*The request*. Output the full listing below exactly, without the pictures.

*Data section*.
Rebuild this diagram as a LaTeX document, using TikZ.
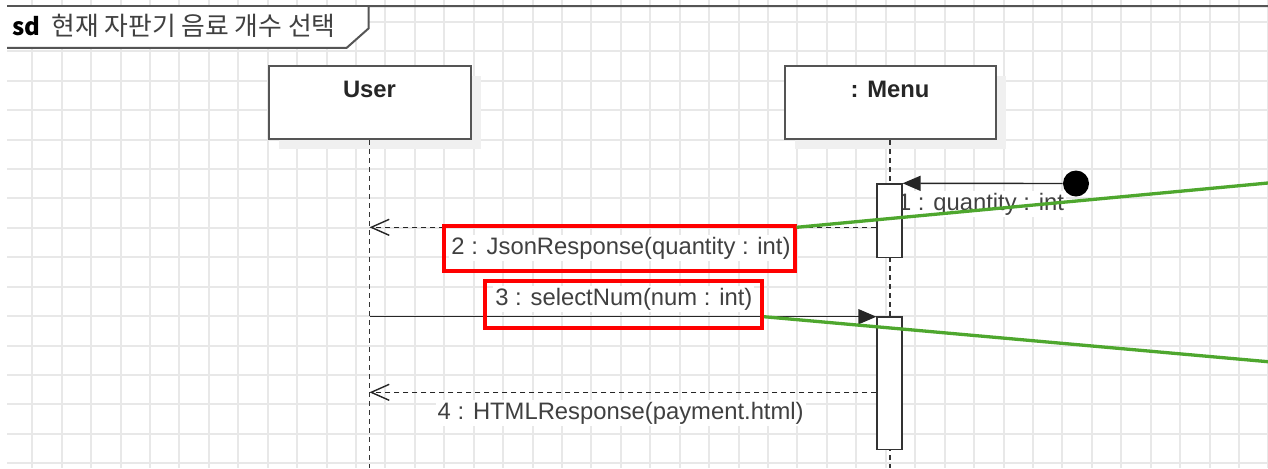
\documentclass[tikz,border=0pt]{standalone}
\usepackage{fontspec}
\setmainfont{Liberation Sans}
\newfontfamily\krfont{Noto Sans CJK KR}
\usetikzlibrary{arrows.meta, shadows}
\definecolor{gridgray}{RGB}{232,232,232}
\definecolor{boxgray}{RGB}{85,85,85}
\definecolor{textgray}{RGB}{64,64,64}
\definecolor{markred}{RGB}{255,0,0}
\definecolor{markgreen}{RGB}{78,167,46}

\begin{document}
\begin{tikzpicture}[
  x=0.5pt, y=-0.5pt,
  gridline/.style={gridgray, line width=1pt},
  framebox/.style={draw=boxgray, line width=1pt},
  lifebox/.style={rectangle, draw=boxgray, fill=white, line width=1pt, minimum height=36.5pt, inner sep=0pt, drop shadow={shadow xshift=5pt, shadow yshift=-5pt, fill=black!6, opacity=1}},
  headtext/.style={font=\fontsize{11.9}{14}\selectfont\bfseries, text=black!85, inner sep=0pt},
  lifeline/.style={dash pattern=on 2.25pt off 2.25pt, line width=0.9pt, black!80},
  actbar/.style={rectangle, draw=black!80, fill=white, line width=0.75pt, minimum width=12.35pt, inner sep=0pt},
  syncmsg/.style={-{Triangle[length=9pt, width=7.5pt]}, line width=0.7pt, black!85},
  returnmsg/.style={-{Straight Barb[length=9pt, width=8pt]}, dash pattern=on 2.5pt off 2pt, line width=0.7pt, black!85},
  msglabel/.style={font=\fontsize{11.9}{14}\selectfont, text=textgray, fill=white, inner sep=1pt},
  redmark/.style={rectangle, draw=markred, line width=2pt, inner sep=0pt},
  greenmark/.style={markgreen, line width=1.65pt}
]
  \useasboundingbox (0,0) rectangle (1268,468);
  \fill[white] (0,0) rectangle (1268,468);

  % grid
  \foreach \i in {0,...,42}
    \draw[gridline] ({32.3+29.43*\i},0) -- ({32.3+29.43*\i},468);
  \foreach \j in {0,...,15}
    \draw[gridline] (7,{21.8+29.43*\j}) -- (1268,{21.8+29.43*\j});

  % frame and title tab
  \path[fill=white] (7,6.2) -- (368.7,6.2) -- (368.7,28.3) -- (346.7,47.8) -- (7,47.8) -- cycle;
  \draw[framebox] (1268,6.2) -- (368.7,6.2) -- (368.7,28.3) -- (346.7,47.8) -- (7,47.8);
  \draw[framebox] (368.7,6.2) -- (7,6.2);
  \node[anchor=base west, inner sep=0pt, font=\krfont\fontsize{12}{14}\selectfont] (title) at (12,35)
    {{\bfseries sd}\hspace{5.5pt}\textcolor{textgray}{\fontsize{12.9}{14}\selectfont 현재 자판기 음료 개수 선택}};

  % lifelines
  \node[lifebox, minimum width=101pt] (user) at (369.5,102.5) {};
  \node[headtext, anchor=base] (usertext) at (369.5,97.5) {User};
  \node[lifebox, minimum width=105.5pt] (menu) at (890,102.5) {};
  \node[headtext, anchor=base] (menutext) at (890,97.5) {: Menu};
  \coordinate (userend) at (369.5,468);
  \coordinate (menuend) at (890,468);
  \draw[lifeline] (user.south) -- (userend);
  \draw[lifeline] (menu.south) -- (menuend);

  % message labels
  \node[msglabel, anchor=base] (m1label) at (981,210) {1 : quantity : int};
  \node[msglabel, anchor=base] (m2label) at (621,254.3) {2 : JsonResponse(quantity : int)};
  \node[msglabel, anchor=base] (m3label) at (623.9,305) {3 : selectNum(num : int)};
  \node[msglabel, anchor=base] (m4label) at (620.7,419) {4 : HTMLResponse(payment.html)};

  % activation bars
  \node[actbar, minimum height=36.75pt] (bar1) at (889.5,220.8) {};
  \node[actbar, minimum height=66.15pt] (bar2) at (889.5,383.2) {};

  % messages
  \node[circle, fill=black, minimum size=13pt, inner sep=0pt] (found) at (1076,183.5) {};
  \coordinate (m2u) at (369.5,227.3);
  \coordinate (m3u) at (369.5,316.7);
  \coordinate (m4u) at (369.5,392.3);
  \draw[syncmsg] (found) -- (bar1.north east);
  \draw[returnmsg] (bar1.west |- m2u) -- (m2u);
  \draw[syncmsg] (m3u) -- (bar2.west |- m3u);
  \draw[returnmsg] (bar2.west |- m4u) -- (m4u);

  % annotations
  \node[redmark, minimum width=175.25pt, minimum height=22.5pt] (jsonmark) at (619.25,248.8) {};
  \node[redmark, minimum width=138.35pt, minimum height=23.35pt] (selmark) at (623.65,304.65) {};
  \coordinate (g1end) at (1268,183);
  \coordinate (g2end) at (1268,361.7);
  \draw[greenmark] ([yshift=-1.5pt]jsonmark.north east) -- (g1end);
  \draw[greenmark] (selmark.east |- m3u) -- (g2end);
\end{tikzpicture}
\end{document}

*Solution to this problem*.
Rebuild this diagram as a LaTeX document, using TikZ.
\documentclass[tikz,border=0pt]{standalone}
\usepackage{fontspec}
\setmainfont{Liberation Sans}
\newfontfamily\krfont{Noto Sans CJK KR}
\usetikzlibrary{arrows.meta, shadows}
\definecolor{gridgray}{RGB}{232,232,232}
\definecolor{boxgray}{RGB}{85,85,85}
\definecolor{textgray}{RGB}{64,64,64}
\definecolor{markred}{RGB}{255,0,0}
\definecolor{markgreen}{RGB}{78,167,46}

\begin{document}
\begin{tikzpicture}[
  x=0.5pt, y=-0.5pt,
  gridline/.style={gridgray, line width=1pt},
  framebox/.style={draw=boxgray, line width=1pt},
  lifebox/.style={rectangle, draw=boxgray, fill=white, line width=1pt, minimum height=36.5pt, inner sep=0pt, drop shadow={shadow xshift=5pt, shadow yshift=-5pt, fill=black!6, opacity=1}},
  headtext/.style={font=\fontsize{11.9}{14}\selectfont\bfseries, text=black!85, inner sep=0pt},
  lifeline/.style={dash pattern=on 2.25pt off 2.25pt, line width=0.9pt, black!80},
  actbar/.style={rectangle, draw=black!80, fill=white, line width=0.75pt, minimum width=12.35pt, inner sep=0pt},
  syncmsg/.style={-{Triangle[length=9pt, width=7.5pt]}, line width=0.7pt, black!85},
  returnmsg/.style={-{Straight Barb[length=9pt, width=8pt]}, dash pattern=on 2.5pt off 2pt, line width=0.7pt, black!85},
  msglabel/.style={font=\fontsize{11.9}{14}\selectfont, text=textgray, fill=white, inner sep=1pt},
  redmark/.style={rectangle, draw=markred, line width=2pt, inner sep=0pt},
  greenmark/.style={markgreen, line width=1.65pt}
]
  \useasboundingbox (0,0) rectangle (1268,468);
  \fill[white] (0,0) rectangle (1268,468);

  % grid
  \foreach \i in {0,...,42}
    \draw[gridline] ({32.3+29.43*\i},0) -- ({32.3+29.43*\i},468);
  \foreach \j in {0,...,15}
    \draw[gridline] (7,{21.8+29.43*\j}) -- (1268,{21.8+29.43*\j});

  % frame and title tab
  \path[fill=white] (7,6.2) -- (368.7,6.2) -- (368.7,28.3) -- (346.7,47.8) -- (7,47.8) -- cycle;
  \draw[framebox] (1268,6.2) -- (368.7,6.2) -- (368.7,28.3) -- (346.7,47.8) -- (7,47.8);
  \draw[framebox] (368.7,6.2) -- (7,6.2);
  \node[anchor=base west, inner sep=0pt, font=\krfont\fontsize{12}{14}\selectfont] (title) at (12,35)
    {{\bfseries sd}\hspace{5.5pt}\textcolor{textgray}{\fontsize{12.9}{14}\selectfont 현재 자판기 음료 개수 선택}};

  % lifelines
  \node[lifebox, minimum width=101pt] (user) at (369.5,102.5) {};
  \node[headtext, anchor=base] (usertext) at (369.5,97.5) {User};
  \node[lifebox, minimum width=105.5pt] (menu) at (890,102.5) {};
  \node[headtext, anchor=base] (menutext) at (890,97.5) {: Menu};
  \coordinate (userend) at (369.5,468);
  \coordinate (menuend) at (890,468);
  \draw[lifeline] (user.south) -- (userend);
  \draw[lifeline] (menu.south) -- (menuend);

  % message labels
  \node[msglabel, anchor=base] (m1label) at (981,210) {1 : quantity : int};
  \node[msglabel, anchor=base] (m2label) at (621,254.3) {2 : JsonResponse(quantity : int)};
  \node[msglabel, anchor=base] (m3label) at (623.9,305) {3 : selectNum(num : int)};
  \node[msglabel, anchor=base] (m4label) at (620.7,419) {4 : HTMLResponse(payment.html)};

  % activation bars
  \node[actbar, minimum height=36.75pt] (bar1) at (889.5,220.8) {};
  \node[actbar, minimum height=66.15pt] (bar2) at (889.5,383.2) {};

  % messages
  \node[circle, fill=black, minimum size=13pt, inner sep=0pt] (found) at (1076,183.5) {};
  \coordinate (m2u) at (369.5,227.3);
  \coordinate (m3u) at (369.5,316.7);
  \coordinate (m4u) at (369.5,392.3);
  \draw[syncmsg] (found) -- (bar1.north east);
  \draw[returnmsg] (bar1.west |- m2u) -- (m2u);
  \draw[syncmsg] (m3u) -- (bar2.west |- m3u);
  \draw[returnmsg] (bar2.west |- m4u) -- (m4u);

  % annotations
  \node[redmark, minimum width=175.25pt, minimum height=22.5pt] (jsonmark) at (619.25,248.8) {};
  \node[redmark, minimum width=138.35pt, minimum height=23.35pt] (selmark) at (623.65,304.65) {};
  \coordinate (g1end) at (1268,183);
  \coordinate (g2end) at (1268,361.7);
  \draw[greenmark] ([yshift=-1.5pt]jsonmark.north east) -- (g1end);
  \draw[greenmark] (selmark.east |- m3u) -- (g2end);
\end{tikzpicture}
\end{document}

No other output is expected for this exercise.